You would think that, taste being such a fundamental part of human culture and survival, we would know all about it.
When I was a child, we were taught that there were four tastes: sweet, salt, bitter, and sour. Later, scientists discovered the taste, umami—the taste of glutamates, inosinate and guanylate–found in many foods, including meat, vegetables and dairy products, and often added to Asian foods in the form of MSG.
Now, scientists have discovered a sixth taste—oleogustus, or fat. Like bitter, fat is a flavour that, by itself, is disgusting. It is only in mixing with other flavours that fat becomes palatable (think chocolate—by itself, it is almost inedibly bitter, but add sugar and it’s delicious).

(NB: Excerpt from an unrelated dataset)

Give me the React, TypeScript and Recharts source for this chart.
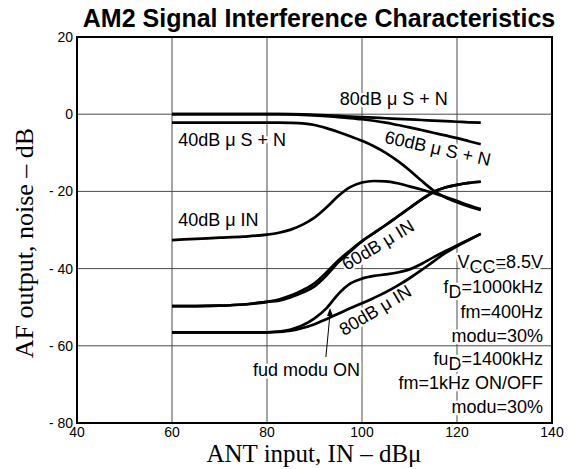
import { LineChart, Line, XAxis, YAxis, CartesianGrid, Customized } from 'recharts';

const inputLevels = [60, 65, 70, 75, 80, 82.5, 85, 87.5, 90, 92.5, 95, 97.5, 100, 102.5, 105, 107.5, 110, 112.5, 115, 117.5, 120, 122.5, 125];

const sn80 = [0, 0, 0, 0, 0, 0, 0, -0.05, -0.15, -0.3, -0.45, -0.6, -0.75, -0.9, -1.05, -1.2, -1.35, -1.5, -1.65, -1.8, -1.95, -2.1, -2.2];
const sn60 = [0, 0, 0, 0, 0, 0, -0.05, -0.15, -0.3, -0.5, -0.75, -1.0, -1.3, -1.7, -2.2, -2.8, -3.4, -4.1, -4.8, -5.5, -6.2, -7.0, -7.8];
const sn40 = [-2.2, -2.2, -2.2, -2.2, -2.2, -2.2, -2.25, -2.4, -2.8, -3.6, -4.6, -5.7, -6.9, -8.3, -10.0, -12.1, -14.5, -17.2, -19.7, -21.5, -22.8, -23.9, -24.8];
const in40 = [-32.6, -32.3, -32.0, -31.7, -31.2, -30.7, -29.9, -28.6, -26.8, -24.2, -21.2, -18.9, -17.7, -17.3, -17.4, -17.9, -18.7, -19.5, -20.4, -21.4, -22.5, -23.6, -24.6];
const in60On = [-49.7, -49.7, -49.6, -49.3, -48.6, -48.0, -47.0, -45.6, -43.8, -41.0, -37.9, -35.3, -32.9, -30.8, -28.7, -26.5, -24.3, -22.1, -20.2, -19.0, -18.3, -17.8, -17.5];
const in60Off = [-49.7, -49.7, -49.6, -49.3, -48.6, -48.3, -47.4, -46.2, -44.6, -41.8, -38.4, -35.6, -32.9, -30.8, -28.7, -26.5, -24.3, -22.1, -20.2, -19.0, -18.3, -17.8, -17.5];
const in80On = [-56.5, -56.5, -56.5, -56.5, -56.5, -56.3, -55.8, -54.7, -52.9, -50.3, -46.6, -43.9, -42.6, -41.9, -41.5, -41.0, -40.2, -38.8, -37.1, -35.5, -34.0, -32.5, -31.0];
const in80Off = [-56.5, -56.5, -56.5, -56.5, -56.5, -56.4, -56.1, -55.4, -54.4, -53.1, -51.7, -50.3, -49.0, -47.6, -46.1, -44.4, -42.5, -40.4, -38.2, -36.0, -34.2, -32.6, -31.0];

const series = [
  { key: 'sn80', values: sn80 },
  { key: 'sn60', values: sn60 },
  { key: 'sn40', values: sn40 },
  { key: 'in40', values: in40 },
  { key: 'in60On', values: in60On },
  { key: 'in60Off', values: in60Off },
  { key: 'in80On', values: in80On },
  { key: 'in80Off', values: in80Off },
];

const xTicks = [40, 60, 80, 100, 120, 140];
const yTicks = [20, 0, -20, -40, -60, -80];

const conditions = ['VCC=8.5V', 'fD=1000kHz', 'fm=400Hz', 'modu=30%', 'fuD=1400kHz', 'fm=1kHz ON/OFF', 'modu=30%'];

const data = inputLevels.map((x, i) => {
  const row: Record<string, number> = { x };
  series.forEach((s) => { row[s.key] = s.values[i]; });
  return row;
});

// plot box (matches chart margins + axis sizes below)
const PLOT = { left: 77, top: 37, width: 475, height: 386 };
const px = (v: number) => PLOT.left + ((v - 40) / 100) * PLOT.width;
const py = (v: number) => PLOT.top + ((20 - v) / 100) * PLOT.height;

const SANS = '"Liberation Sans", Arial, Helvetica, sans-serif';
const SERIF = '"Liberation Serif", "Times New Roman", serif';

const halo = { stroke: '#fff', strokeWidth: 5, paintOrder: 'stroke' as const, strokeLinejoin: 'round' as const };

// subscript helper: VCC / fD / fuD
const renderCond = (s: string) => {
  const m = s.match(/^(V|f|fu)(CC|D)(=.*)$/);
  if (!m) return s;
  return [
    <tspan key="a">{m[1]}</tspan>,
    <tspan key="b" dy={5}>{m[2]}</tspan>,
    <tspan key="c" dy={-5}>{m[3]}</tspan>,
  ];
};

const Labels = () => {
  const t = (x: number, y: number, text: string, angle = 0, anchor: 'start' | 'middle' | 'end' = 'start') => (
    <text
      key={text + x + y}
      x={px(x)}
      y={py(y)}
      textAnchor={anchor}
      transform={angle ? `rotate(${angle} ${px(x)} ${py(y)})` : undefined}
      fontFamily={SANS}
      fontSize={18}
      fill="#000"
      {...halo}
    >
      {text}
    </text>
  );
  const condY = [-39.8, -46.3, -52.8, -59.0, -65.0, -71.2, -77.4];
  return (
    <g>
      {t(106.7, 2.4, '80dB μ S + N', 0, 'middle')}
      {t(61.3, -8.2, '40dB μ S + N')}
      {t(104.6, -7.4, '60dB μ S + N', 12.5)}
      {t(61.3, -29.0, '40dB μ IN')}
      {t(96.8, -40.6, '60dB μ IN', -31)}
      {t(96.2, -57.5, '80dB μ IN', -31)}
      {t(77.05, -67.8, 'fud modu ON')}
      {conditions.map((c, i) => (
        <text key={i} x={px(138.1)} y={py(condY[i])} textAnchor="end" fontFamily={SANS} fontSize={18} fill="#000" {...halo}>
          {renderCond(c)}
        </text>
      ))}
    </g>
  );
};

const Frame = () => {
  const ax = px(92.4), ay = py(-62.9), tx = px(93.26), ty = py(-50.2);
  return (
    <g>
      <rect x={PLOT.left} y={PLOT.top} width={PLOT.width} height={PLOT.height} fill="none" stroke="#000" strokeWidth={2} />
      <line x1={ax} y1={ay} x2={tx} y2={ty + 6} stroke="#000" strokeWidth={1} />
      <polygon points={`${tx},${ty} ${tx - 3},${ty + 8} ${tx + 3},${ty + 8}`} fill="#000" />
      <text x={319} y={27} textAnchor="middle" fontFamily={SANS} fontWeight="bold" fontSize={25} fill="#000">
        AM2 Signal Interference Characteristics
      </text>
      <text x={314} y={462} textAnchor="middle" fontFamily={SERIF} fontSize={25} fill="#000">
        ANT input, IN – dBμ
      </text>
      <text x={33} y={243} textAnchor="middle" transform="rotate(-90 33 243)" fontFamily={SERIF} fontSize={26} fill="#000">
        AF output, noise – dB
      </text>
    </g>
  );
};

const fmtY = (v: number) => (v < 0 ? `- ${-v}` : `${v}`);

export default function App() {
  return (
    <div style={{ width: 582, height: 469, background: '#fff' }}>
      <style>{'body{margin:0}'}</style>
      <LineChart width={582} height={469} data={data} margin={{ top: 37, right: 30, bottom: 0, left: 0 }}>
        <CartesianGrid stroke="#4a4a4a" strokeWidth={1} />
        <XAxis
          dataKey="x"
          type="number"
          domain={[40, 140]}
          ticks={xTicks}
          height={46}
          tickLine={false}
          axisLine={false}
          tickSize={3}
          tickMargin={1}
          tick={{ fontSize: 14, fill: '#000', fontFamily: SANS }}
        />
        <YAxis
          type="number"
          domain={[-80, 20]}
          ticks={yTicks}
          width={77}
          tickLine={false}
          axisLine={false}
          tickSize={4}
          tickMargin={0}
          tickFormatter={fmtY}
          tick={{ fontSize: 14, fill: '#000', fontFamily: SANS }}
        />
        <Customized component={Labels} />
        {series.map((s) => (
          <Line
            key={s.key}
            dataKey={s.key}
            type="monotone"
            stroke="#000"
            strokeWidth={2.7}
            dot={false}
            activeDot={false}
            isAnimationActive={false}
          />
        ))}
        <Customized component={Frame} />
      </LineChart>
    </div>
  );
}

This sixth taste makes sense to me. The best foods combine all the flavours, and I’ve always maintained that a little fat goes a long way to making food taste good. Vegetable soup made by simply boiling the vegetables is flat. But sauté the onions first, adding a little fat, and suddenly the soup tastes rich.
The best foods include all the tastes. Think about the worldwide popularity of tomato sauces. Tomatoes are themselves an incredible mixture of sweet, sour and umami. Add to them some sautéed onions for a little fat, a handful of bitter herbs like oregano and rosemary, and a little salt, and you’ve got a sauce that excites all the senses. Serve it with a grating of Parmesan cheese (with fat, salt, and umami), and it doesn’t get much better.
And, of course, it explains why a beer begs for peanuts and pretzels alongside it—the sour and bitter of the beer need the fat, salt, sweet and umami in the peanuts and pretzels to join them!